:: Data shown

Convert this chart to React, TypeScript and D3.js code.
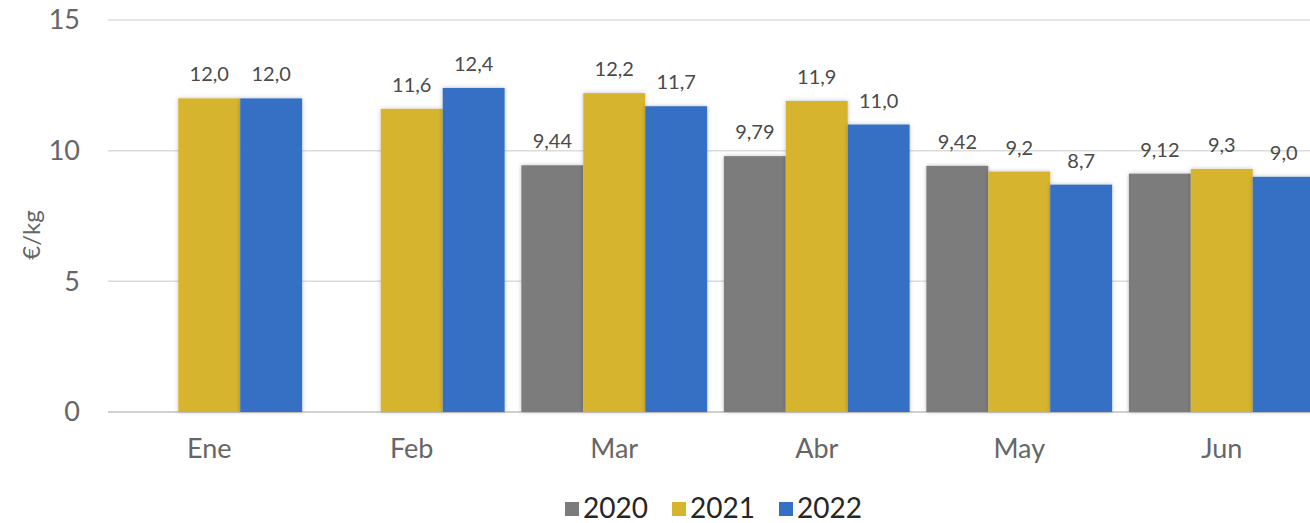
import React from "react";
import * as d3 from "d3";

const months = ["Ene", "Feb", "Mar", "Abr", "May", "Jun"];
const years = ["2020", "2021", "2022"];
const values2020: (number | null)[] = [null, null, 9.44, 9.79, 9.42, 9.12];
const values2021: (number | null)[] = [12.0, 11.6, 12.2, 11.9, 9.2, 9.3];
const values2022: (number | null)[] = [12.0, 12.4, 11.7, 11.0, 8.7, 9.0];
const labels2020 = ["", "", "9,44", "9,79", "9,42", "9,12"];
const labels2021 = ["12,0", "11,6", "12,2", "11,9", "9,2", "9,3"];
const labels2022 = ["12,0", "12,4", "11,7", "11,0", "8,7", "9,0"];
const yTicks = [0, 5, 10, 15];
const colors = ["#7b7b7b", "#d6b42e", "#3570c5"];

const series = [
  { year: years[0], values: values2020, labels: labels2020 },
  { year: years[1], values: values2021, labels: labels2021 },
  { year: years[2], values: values2022, labels: labels2022 },
];

const W = 1310;
const H = 523;
const left = 108;
const right = 1323;
const top = 20;
const bottom = 412;
const font = "Lato, 'Noto Sans', sans-serif";

const App = () => {
  const x0 = d3.scaleBand().domain(months).range([left, right]).padding(0);
  const x1 = d3
    .scaleBand()
    .domain(years)
    .range([0, x0.bandwidth()])
    .paddingInner(0)
    .paddingOuter(0.135);
  const y = d3.scaleLinear().domain([0, 15]).range([bottom, top]);

  const legendX = [565, 672, 779];

  return (
    <svg
      width={W}
      height={H}
      style={{ position: "absolute", left: 0, top: 0, background: "#fff" }}
    >
      <defs>
        <filter id="sh" x="-10%" y="-10%" width="120%" height="120%">
          <feDropShadow dx="0" dy="0" stdDeviation="2" floodColor="#000" floodOpacity="0.25" />
        </filter>
      </defs>
      {yTicks.map((t) => (
        <g key={t}>
          <line
            x1={left}
            x2={W}
            y1={y(t)}
            y2={y(t)}
            stroke={t === 0 ? "#d0d0d0" : "#dcdcdc"}
            strokeWidth={t === 0 ? 2 : 1.5}
          />
          <text
            x={80}
            y={y(t)}
            dy="0.35em"
            textAnchor="end"
            fontFamily={font}
            fontSize={27}
            fill="#666"
          >
            {t}
          </text>
        </g>
      ))}
      <text
        transform={`translate(40, 235) rotate(-90)`}
        textAnchor="middle"
        fontFamily={font}
        fontSize={24}
        fill="#666"
      >
        €/kg
      </text>
      {series.map((s, si) =>
        months.map((m, mi) => {
          const v = s.values[mi];
          if (v === null) return null;
          const bx = (x0(m) as number) + (x1(s.year) as number);
          return (
            <g key={s.year + m}>
              <rect
                x={bx}
                y={y(v)}
                width={x1.bandwidth()}
                height={y(0) - y(v)}
                fill={colors[si]}
                filter="url(#sh)"
              />
              <text
                x={bx + x1.bandwidth() / 2}
                y={y(v) - 17}
                textAnchor="middle"
                fontFamily={font}
                fontSize={20}
                fill="#4a4a4a"
              >
                {s.labels[mi]}
              </text>
            </g>
          );
        })
      )}
      {months.map((m) => (
        <text
          key={m}
          x={(x0(m) as number) + x0.bandwidth() / 2}
          y={458}
          textAnchor="middle"
          fontFamily={font}
          fontSize={27}
          fill="#666"
        >
          {m}
        </text>
      ))}
      {years.map((yr, i) => (
        <g key={yr}>
          <rect x={legendX[i]} y={502} width={14} height={14} fill={colors[i]} />
          <text
            x={legendX[i] + 18}
            y={518}
            fontFamily={font}
            fontSize={28}
            fill="#262626"
          >
            {yr}
          </text>
        </g>
      ))}
    </svg>
  );
};

export default App;
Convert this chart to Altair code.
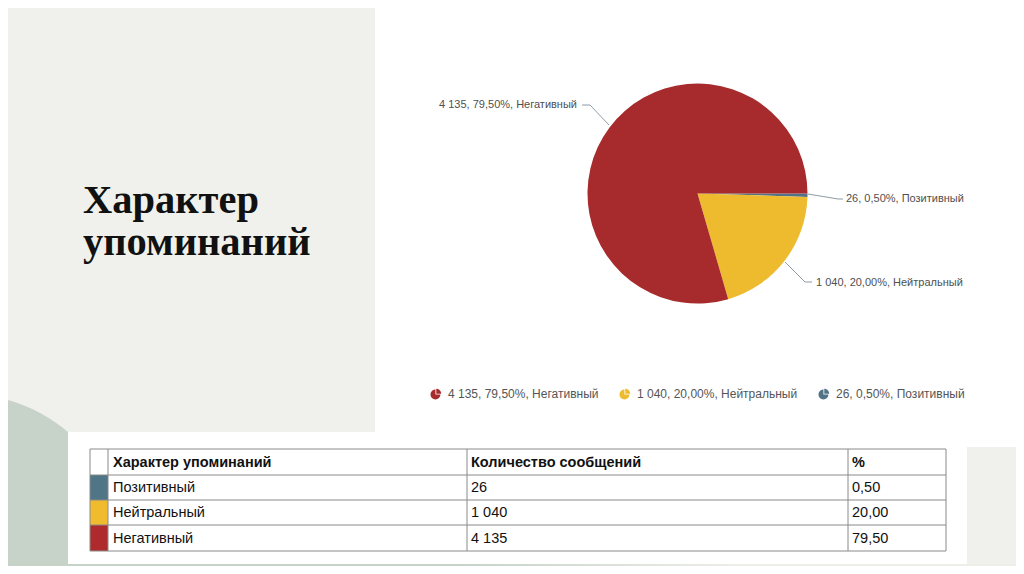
import math
import altair as alt
import pandas as pd

# ---------------- data ----------------
names = ["Позитивный", "Нейтральный", "Негативный"]
counts = [26, 1040, 4135]
percents = [0.50, 20.00, 79.50]
slice_order = [0, 1, 2]
pie_colors = ["#527486", "#eebb2e", "#a72b2c"]
table_colors = ["#4f7587", "#f0bb2c", "#ae2a2c"]
table_headers = ["Характер упоминаний", "Количество сообщений", "%"]
title_lines = ["Характер", "упоминаний"]


def fmt_count(c):
    return f"{c:,}".replace(",", " ")


def fmt_pct(p):
    return f"{p:.2f}".replace(".", ",")


labels = [f"{fmt_count(c)}, {fmt_pct(p)}%, {n}" for n, c, p in zip(names, counts, percents)]

df = pd.DataFrame({
    "name": names,
    "count": counts,
    "order": slice_order,
    "label": labels,
    "count_str": [fmt_count(c) for c in counts],
    "pct_str": [fmt_pct(p) for p in percents],
})

# page coords -> chart coords (page has an 8px margin)
O = 8


def X(v):
    return v - O


def Y(v):
    return v - O


ONE = alt.InlineData(values=[{"k": 1}])


def rect(x1, y1, x2, y2, color):
    return alt.Chart(ONE).mark_rect(color=color).encode(
        x=alt.value(X(x1)), x2=alt.value(X(x2)), y=alt.value(Y(y1)), y2=alt.value(Y(y2))
    )


def rule(x1, y1, x2, y2, color, w=1):
    return alt.Chart(ONE).mark_rule(color=color, strokeWidth=w).encode(
        x=alt.value(X(x1)), x2=alt.value(X(x2)), y=alt.value(Y(y1)), y2=alt.value(Y(y2))
    )


layers = []

# ---------------- slide background ----------------
sage = "#c7d2c9"
light = "#f0f1ec"
layers.append(
    alt.Chart(ONE).mark_point(
        shape="M0,398 C28,404 50,417 68,432 L68,574 L0,574 Z",
        size=4, filled=True, opacity=1, color=sage, strokeWidth=0,
    ).encode(x=alt.value(-O), y=alt.value(-O))
)
layers.append(
    alt.Chart(ONE).mark_rect(
        color=alt.Gradient(
            gradient="linear",
            stops=[
                alt.GradientStop(color=sage, offset=0),
                alt.GradientStop(color=sage, offset=0.45),
                alt.GradientStop(color="#eceee8", offset=0.72),
                alt.GradientStop(color="#eceee8", offset=1),
            ],
            x1=0, x2=1, y1=0, y2=0,
        )
    ).encode(x=alt.value(X(0)), x2=alt.value(X(1024)), y=alt.value(Y(564)), y2=alt.value(Y(574)))
)
layers.append(rect(375, 0, 1020, 447, "#ffffff"))
layers.append(rect(68, 432, 967, 564, "#ffffff"))

# ---------------- title ----------------
layers.append(
    alt.Chart(ONE).mark_text(
        text=title_lines, font="Liberation Serif", fontSize=40.5, fontWeight="bold",
        color="#111111", align="left", baseline="alphabetic", lineHeight=42,
    ).encode(x=alt.value(X(83)), y=alt.value(Y(213)))
)

# ---------------- pie ----------------
pie_path = (
    "M-0.1,0.1 L-0.1,-0.8 A0.9,0.9 0 1,0 0.8,0.1 Z "
    "M0.05,-0.05 L0.95,-0.05 A0.9,0.9 0 0,0 0.05,-0.95 Z"
)
legend_domain = [labels[2], labels[1], labels[0]]
legend_range = [pie_colors[2], pie_colors[1], pie_colors[0]]

pie = alt.Chart(df).mark_arc(radius=110, stroke=None).encode(
    theta=alt.Theta("count:Q", stack=True, scale=alt.Scale(range=[math.pi / 2, math.pi / 2 + 2 * math.pi])),
    order=alt.Order("order:Q"),
    color=alt.Color(
        "label:N",
        scale=alt.Scale(domain=legend_domain, range=legend_range),
        legend=alt.Legend(
            orient="none", legendX=X(430), legendY=Y(388), direction="horizontal",
            columns=3, title=None, symbolType=pie_path, symbolSize=121,
            symbolStrokeWidth=0, labelFont="Liberation Sans", labelFontSize=12,
            labelColor="#555555", labelOffset=6, columnPadding=20, padding=0,
            labelLimit=400,
        ),
    ),
    x=alt.value(X(697.5)),
    y=alt.value(Y(193.5)),
)
layers.append(pie)

# pie labels and leader lines
lead = "#8d9ca6"
lab_font = dict(font="Liberation Sans", fontSize=11, color="#505050", baseline="middle")
label_specs = [
    ("Негативный", "right", 577, 105, [(582, 105, 590, 105), (590, 105, 609, 125)]),
    ("Позитивный", "left", 846, 199, [(808, 194, 838, 199), (838, 199, 843, 199)]),
    ("Нейтральный", "left", 816, 283, [(785, 262, 805, 282), (805, 282, 812, 282)]),
]
for nm, al, lx, ly, segs in label_specs:
    layers.append(
        alt.Chart(df).transform_filter(alt.datum.name == nm).mark_text(align=al, **lab_font).encode(
            text="label:N", x=alt.value(X(lx)), y=alt.value(Y(ly))
        )
    )
    for s in segs:
        layers.append(rule(*s, color=lead))

# ---------------- table ----------------
row_edges = [449, 475, 500, 525, 551]
col_edges = [90, 108, 467, 848, 946]
text_x = [113, 471, 852]
tfont = dict(font="Liberation Sans", fontSize=14.5, color="#111111", baseline="middle", align="left")

for i, nm in enumerate(names):
    layers.append(rect(col_edges[0], row_edges[i + 1], col_edges[1], row_edges[i + 2], table_colors[i]))

for j, h in enumerate(table_headers):
    layers.append(
        alt.Chart(ONE).mark_text(text=h, fontWeight="bold", **tfont).encode(
            x=alt.value(X(text_x[j])), y=alt.value(Y((row_edges[0] + row_edges[1]) / 2 + 0.5))
        )
    )

for i, nm in enumerate(names):
    yc = (row_edges[i + 1] + row_edges[i + 2]) / 2 + 0.5
    for j, field in enumerate(["name", "count_str", "pct_str"]):
        layers.append(
            alt.Chart(df).transform_filter(alt.datum.name == nm).mark_text(**tfont).encode(
                text=f"{field}:N", x=alt.value(X(text_x[j])), y=alt.value(Y(yc))
            )
        )

grid = "#8a8a8a"
for ry in row_edges:
    layers.append(rule(col_edges[0], ry, col_edges[-1], ry, grid))
for cx in col_edges:
    layers.append(rule(cx, row_edges[0], cx, row_edges[-1], grid))

chart = alt.layer(*layers).properties(
    width=1008, height=558, padding=0, autosize="none", background=light
).configure_view(stroke=None)

chart.save("out.html", embed_options={"renderer": "svg", "actions": False})
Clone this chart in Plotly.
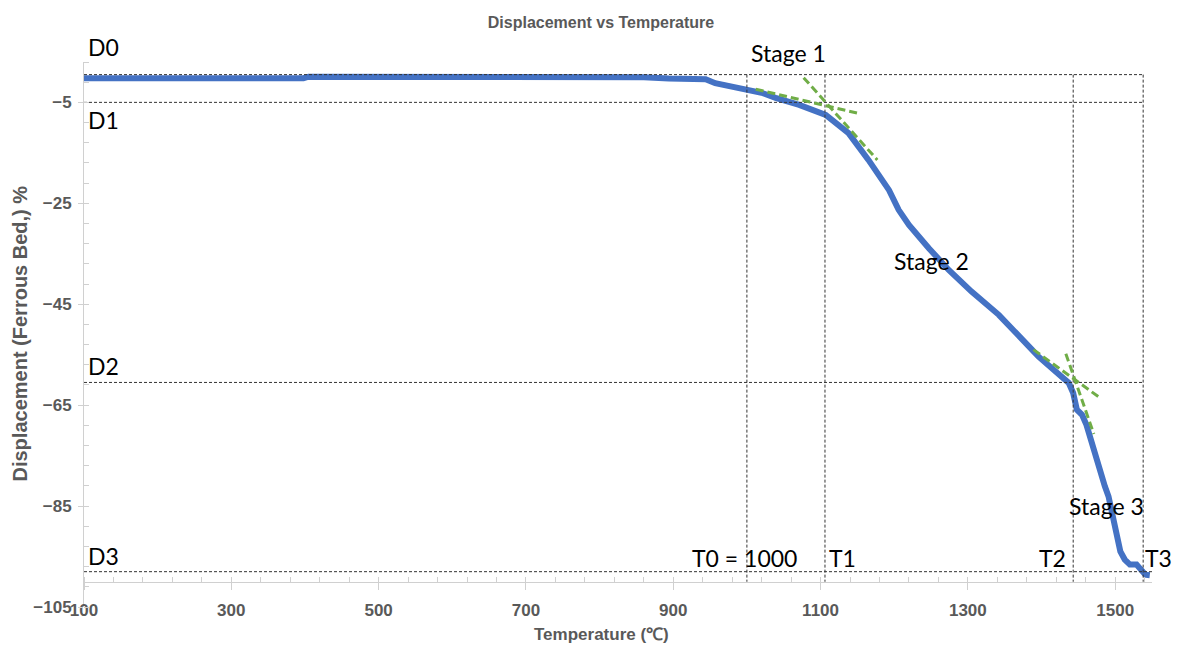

::::

**Your goal**
Above are the records. Identify each line that contains the word "Convert".

**Task response**
Convert this chart to React, TypeScript and D3.js code.
Convert this chart to Altair code.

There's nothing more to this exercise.